1. Fiona Apple – Fetch the Bolt Cutters
It was announced in early April this year, and a few weeks later Fetch the Bolt Cutters arrived.
There may still have been an eight-year gap since The Idler Wheel but by Fiona Apple’s standards this was a quick and effortless release strategy, and it couldn’t have come at a more feverishly welcomed time.
An early lockdown release to help keep us comforted, amused, shocked and awed by Apple’s sharp curve to a sound that was ramshackle and raucous.
For many artists this may have been the demo stage but sounds like these need no further refining for fear of what may be taken away and subsequently lost.
Fiona Apple’s most lyrically and sonically astonishing, and therefore essential, album yet.
2. Róisin Murphy – Róisin Machine
One of Róisin Murphy’s many skills, as witnessed on her fifth album, is her ability to take a group of songs, some of which are over a decade old, and place them into a new setting where they sound reborn and make complete, cohesive sense.
Over half the tracks on Róisin Machine had been heard before. Along with longtime collaborator Richard Barratt, Murphy added new songs, so that the catch-all genre term of ‘disco’ was both applicable and completely inappropriate.
More than anything, Róisin Machine sounds like sister album to ZE Records’ classic Mutant Disco compilation from 1981 and I can think of no higher praise than that.
3. Dua Lipa – Future Nostalgia and Club Future Nostalgia
Dua Lipa has had an incredible year and took the risky decision of releasing her second album, which was predominantly about dancing, at a time where no one could dance together.
‘Physical’, the pop song of the year, like a lot of the record, took old and new elements and captured the most delicious energy of both.
Amazingly, the remix album, which focuses more on the club culture of the 80s and 90s than the disco template of the main album, is as committed and joyous, and actually improves on some of the original arrangements.
4. Taylor Swift – Folklore and Evermore
No-one saw this coming and what a clever move – new music from a global superstar at the point where many wanted reassuring comfort.
So Taylor Swift surprise-drops an album (two albums!) that sees her reinvented as a indie singer-songwriter.
Folklore teams Swift with Aaron Dressner from The National and wonder-boy producer Jake Antonoff; the result is wonderful songs with a thrillingly quiet fury at its core.
Evermore has less Antonoff and more filler but is a beautiful and heartfelt companion piece nonetheless.
5. Jessie Ware – What’s Your Pleasure
Passion projects seemed a real trend for artists in 2020 and after stuttering to a holt with her last couple of albums, Jessie Ware has made a record that only a true lover of the very best of disco and synth pop could conceive.

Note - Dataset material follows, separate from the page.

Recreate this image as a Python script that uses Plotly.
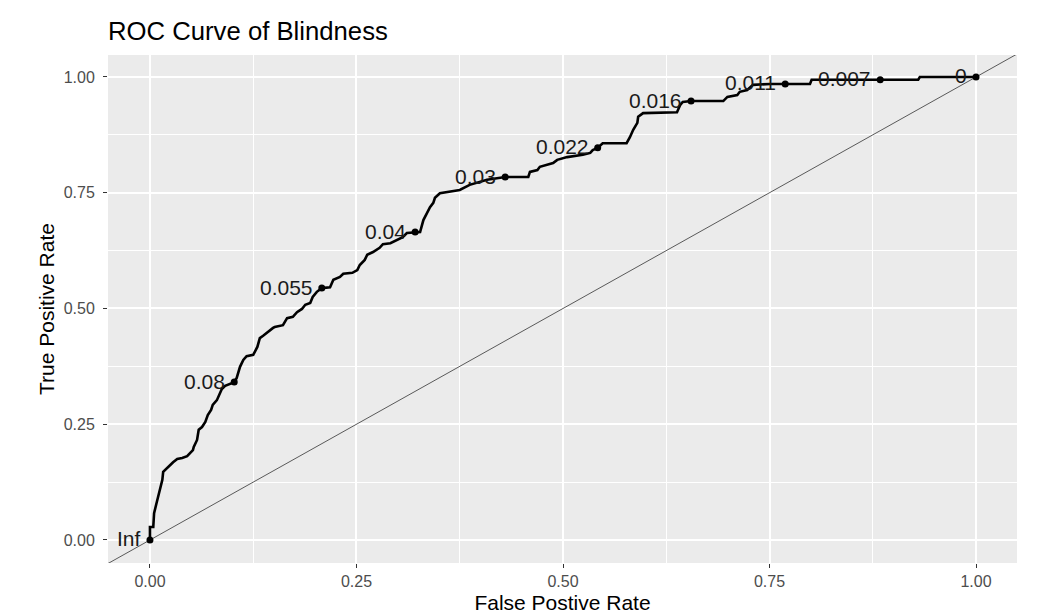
import plotly.graph_objects as go

# ROC curve vertices (false positive rate, true positive rate)
fpr = [0, 0, .004, .005, .008, .011, .015, .016, .021, .024, .028, .033, .039, .045, .048, .052, .053,
       .057, .059, .063, .067, .070, .074, .076, .081, .085, .087, .091, .097, .102, .105, .107, .109,
       .113, .117, .125, .130, .133, .137, .149, .151, .161, .166, .173, .178, .184, .188, .194, .197,
       .202, .208, .218, .222, .230, .234, .245, .251, .254, .260, .263, .270, .278, .282, .291, .299,
       .306, .311, .321, .327, .331, .335, .339, .343, .345, .351, .375, .387, .408, .430, .458, .460,
       .469, .472, .488, .493, .505, .524, .533, .536, .542, .548, .577, .581, .585, .590, .591, .597,
       .638, .642, .645, .655, .694, .699, .711, .714, .723, .730, .751, .769, .799, .801, .884, .930,
       .932, 1.0]
tpr = [0, .028, .028, .058, .080, .102, .130, .147, .156, .162, .168, .175, .177, .181, .186, .194, .201,
       .216, .238, .244, .255, .270, .281, .292, .302, .318, .326, .333, .337, .341, .350, .361, .374,
       .389, .397, .400, .417, .436, .441, .458, .460, .464, .479, .482, .492, .499, .508, .512, .525,
       .536, .544, .546, .562, .568, .575, .577, .583, .594, .605, .616, .622, .631, .639, .641, .648,
       .654, .663, .665, .665, .691, .706, .719, .728, .739, .749, .756, .767, .778, .784, .784, .795,
       .799, .806, .814, .821, .827, .832, .836, .842, .847, .857, .857, .870, .886, .901, .914, .922,
       .924, .940, .946, .948, .948, .957, .961, .968, .972, .983, .985, .985, .985, .994, .994, .994,
       1.0, 1.0]

# labelled cutoffs
cut_labels = ["Inf", "0.08", "0.055", "0.04", "0.03", "0.022", "0.016", "0.011", "0.007", "0"]
cut_fpr = [0, .102, .208, .321, .430, .542, .655, .769, .884, 1.0]
cut_tpr = [0, .341, .544, .665, .784, .847, .948, .985, .994, 1.0]

x_ticks = [0, 0.25, 0.5, 0.75, 1.0]
x_tick_text = ["0.00", "0.25", "0.50", "0.75", "1.00"]
y_ticks = [0, 0.25, 0.5, 0.75, 1.0]
y_tick_text = ["0.00", "0.25", "0.50", "0.75", "1.00"]

FONT = "Liberation Sans, Arial, sans-serif"

fig = go.Figure()

# reference diagonal (abline)
fig.add_trace(go.Scatter(x=[-0.2, 1.2], y=[-0.2, 1.2], mode="lines",
                         line=dict(color="#333333", width=0.8), hoverinfo="skip", showlegend=False))

fig.add_trace(go.Scatter(x=fpr, y=tpr, mode="lines",
                         line=dict(color="black", width=2.6), showlegend=False))

fig.add_trace(go.Scatter(x=cut_fpr, y=cut_tpr, mode="markers",
                         marker=dict(color="black", size=7), showlegend=False))

for lab, xv, yv in zip(cut_labels, cut_fpr, cut_tpr):
    fig.add_annotation(x=xv, y=yv, xref="x", yref="y", text=lab, showarrow=False,
                       xanchor="right", yanchor="middle", xshift=-7, yshift=1,
                       font=dict(family=FONT, size=21, color="#1a1a1a"))

axis_common = dict(
    showgrid=True, gridcolor="white", gridwidth=1.5,
    minor=dict(showgrid=True, gridcolor="white", gridwidth=0.7, dtick=0.125, tick0=0.125),
    zeroline=False, showline=False, automargin=False,
    ticks="outside", ticklen=4, tickwidth=1, tickcolor="#333333",
    tickfont=dict(family=FONT, size=16, color="#4d4d4d"),
)

# the page body adds an 8px offset, so the figure is 8px smaller and margins shifted
fig.update_layout(
    width=1029, height=607,
    margin=dict(l=100, r=20, t=47, b=52),
    paper_bgcolor="white", plot_bgcolor="#EBEBEB",
    title=dict(text="ROC Curve of Blindness", x=100/1029, xanchor="left", xref="container",
               y=1-23/607, yanchor="middle", yref="container",
               font=dict(family=FONT, size=25.7, color="black")),
    xaxis=dict(range=[-0.0508, 1.0496], tickvals=x_ticks, ticktext=x_tick_text,
               ticklabelstandoff=0,
               title=dict(text="False Postive Rate", font=dict(family=FONT, size=21, color="black"),
                          standoff=6),
               **axis_common),
    yaxis=dict(range=[-0.0497, 1.0475], tickvals=y_ticks, ticktext=y_tick_text,
               ticklabelstandoff=5,
               title=dict(text="True Positive Rate", font=dict(family=FONT, size=21, color="black"),
                          standoff=3),
               **axis_common),
)

fig.write_html("out.html")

Beautifully constructed and performed, this is organic dance music of the highest order.
6. Junglepussy – Jp4
It’s always a thrill to see an artist manoeuvre themselves within an established genre and step into new corners and hidden pockets where a less accomplished performer would fall.
Junglepussy has made the most compelling record of her career so far. Teaming with David Sitek in particular has allowed her to bring elements to the forefront which previously were only hinted at – a wildly kaleidoscope continuation of Junglepussy’s art.
7. Charli XCX – How I’m Feeling Now
Setting herself an impossible deadline, Charli XCX documented and completed her fourth album over six weeks of the early days of lockdown. Regardless of the extraordinarily challenging logistics of this project, How I’m Feeling Now is a brilliant, utterly modern pop record of the standard that we’ve come to expect from Charli XCX.
The urgency and passion is so compelling that it feels like it’s almost alive, changing shape each time you listen.
8. Megan Thee Stallion – Good News
2020 was really Megan Thee Stallion’s year and of the two releases from 2020, Good News was the one which secured the Southern rapper’s place within the contemporary pop cultural landscape.
Pulling from hip culture over the last four decades, this is not a record that is overly concerned with radio-safe trends and is all the better for it.
9. II Quadro di Trois – II Quadro di Trois
A merging of late 70s electronic music, the electro clash trend of the early noughties and the immediate future, Il Quadro di Trois’ eponymous debut is a slick and very beautiful machine.
If there is one record here that demands headphone listening, then this it. Get lost in Il Quadro Di Trois for an hour and feel the fascino.
10. 070 Shake – Modus Vivendi
070 Shake’s debut was one of the most startling of the year.
Singer, rapper and Kanye West collaborator Danielle Balbuena’s queer melancholia was punctuated with pounding electronics and melodies that would unexpectedly and soulfully soar.
Ambitious and articulately structured, this was the sound of an artist so secure with their identity, sonically and otherwise, it ensured that Modus Vivendi landed hard and with no compromise.